Do you ever get that aching feeling in your soul that
nothing on this world can really satisfy you?
You can live a completely comfortable life, having everything you need,
and many of the things that you want.
The house, the car, the clothes, the family, the job, the retirement
plan. It’s all yours. And yet, your soul
cries out in homesickness. You try out a
new relationship, a new fashion style, you buy the next iPhone and maybe even a
new house.
But people let you down.
You get hurt by their words and actions.
You turn on the TV and hear about another shooting, more destruction and
death than you can handle. And in the
midst of this pain, your soul cries out: “this just isn’t RIGHT! There’s got to be something MORE! This can’t
be how life was supposed to be… this isn’t HOME.” Why do you feel that? What’s going on there?
It’s because there IS more, and this ISN’T the way life was
supposed to be. Ever since the days of
Adam and Eve and the fall of the world, sin has prevailed and caused death and
destruction… but that’s not what it was intended to be. We do a million different things to get the
feeling of completeness that we so long for, to finally cure the homesickness
we feel. We are always upgrading to
something bigger and better, because we think that the next best thing will
finally make our lives whole… right? Maybe we even look back and romanticize our
past, on moments of beauty, when we thought that we felt whole, like we were
finally home, right where we belonged.
We try to recreate those moments of beauty, but they never really measure
up to what we thought they once were.
Those moments weren’t beauty in and of themselves; they were just
vessels for which beauty could shine through.

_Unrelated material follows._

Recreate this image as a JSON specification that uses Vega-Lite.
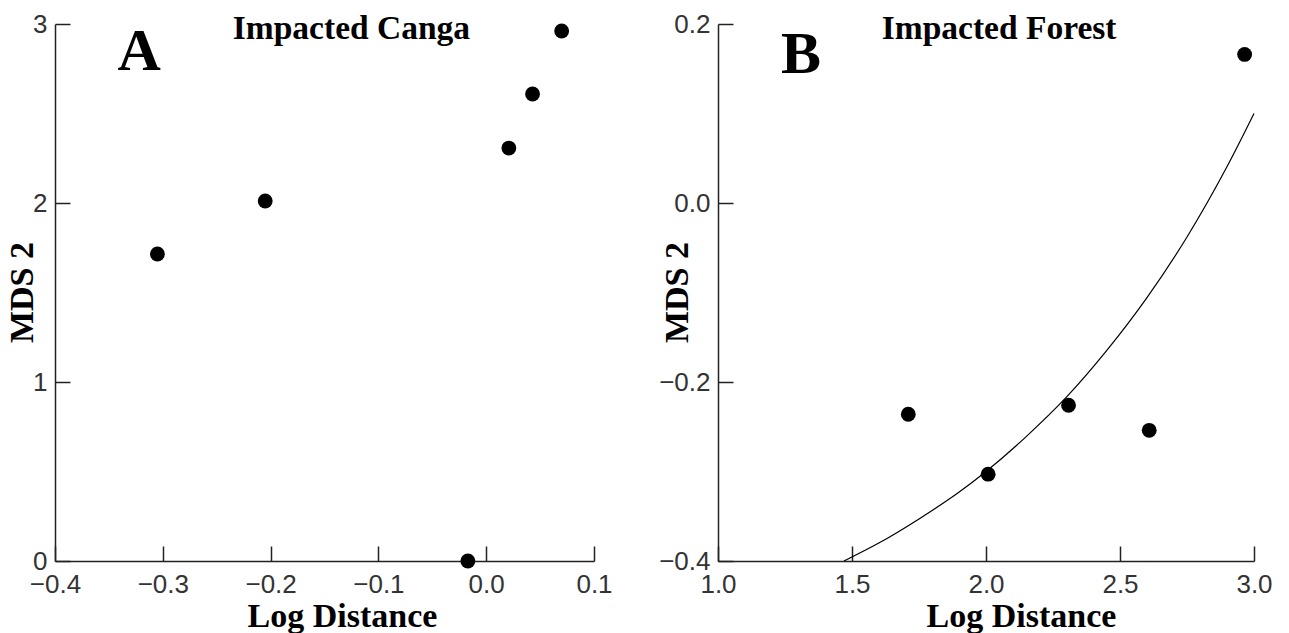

C.S. Lewis states in his sermon on heaven, “The Weight of
Glory,” that “our lifelong nostalgia, our longing to be reunited with something
in the universe from which we now feel cut off, to be on the inside of some
door which we’ve always seen from the outside is no mere neurotic fancy, but the truest index of our real
situation. If we find ourselves with the desire that nothing in this world can
satisfy, the most probably explanation is that we were made for another world.”
In John 14, Jesus tells his disciples that he is preparing a
room in his Father’s house for them. A
homecoming, if you will. This is a
picture of heaven, of eternity—and how does Jesus say we get there? “I am the way and the truth and the
life.” So, we get this longing in our
hearts for more because THIS ISN’T OUR HOME!

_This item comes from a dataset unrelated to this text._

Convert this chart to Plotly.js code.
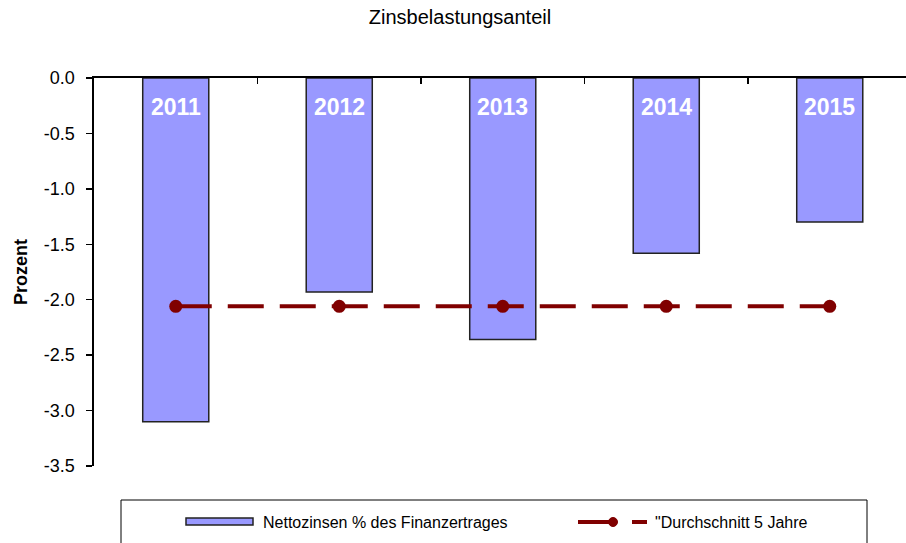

We were made for far more than this earth can provide. Jesus can take us there, to a place where we
finally are 100% satisfied, a place where we’ve never felt more at home in our
whole lives.
This brings me to the second part of my tattoo… in the verse
it says that “He has also stitched eternity into the human heart”. We literally KNOW in our hearts that there’s
something more, because God PUT a longing for eternity within us. How awesome is THAT! I’ve got to admit, I am
pumped up about having this etched into my flesh in permanent ink. Because when I start to get caught up in the
world, losing focus while trying to make my life feel complete, I can look down
on my arm and remember: this is not my
home. I can put my hope in Jesus,
who will one day lead me home when I leave this world and enter another. This means that death won’t be a sunset—it
won’t be the end; it will be a sunrise—the dawn, the very beginning, of life
how it was meant to be.
The longing in our hearts for completeness is proof that
there’s something more. A new iPhone
will make you think that your life is complete… for about a week. And then the inevitable will happen; you will
want more.
Break away from this vicious cycle and put your trust in
Jesus instead of in the world. Material
possessions and relationships won’t continue to satisfy. But if you hope in Him, you can be confident
in knowing that this isn’t your home, and one day he will take you to a place
of complete satisfaction once and for all.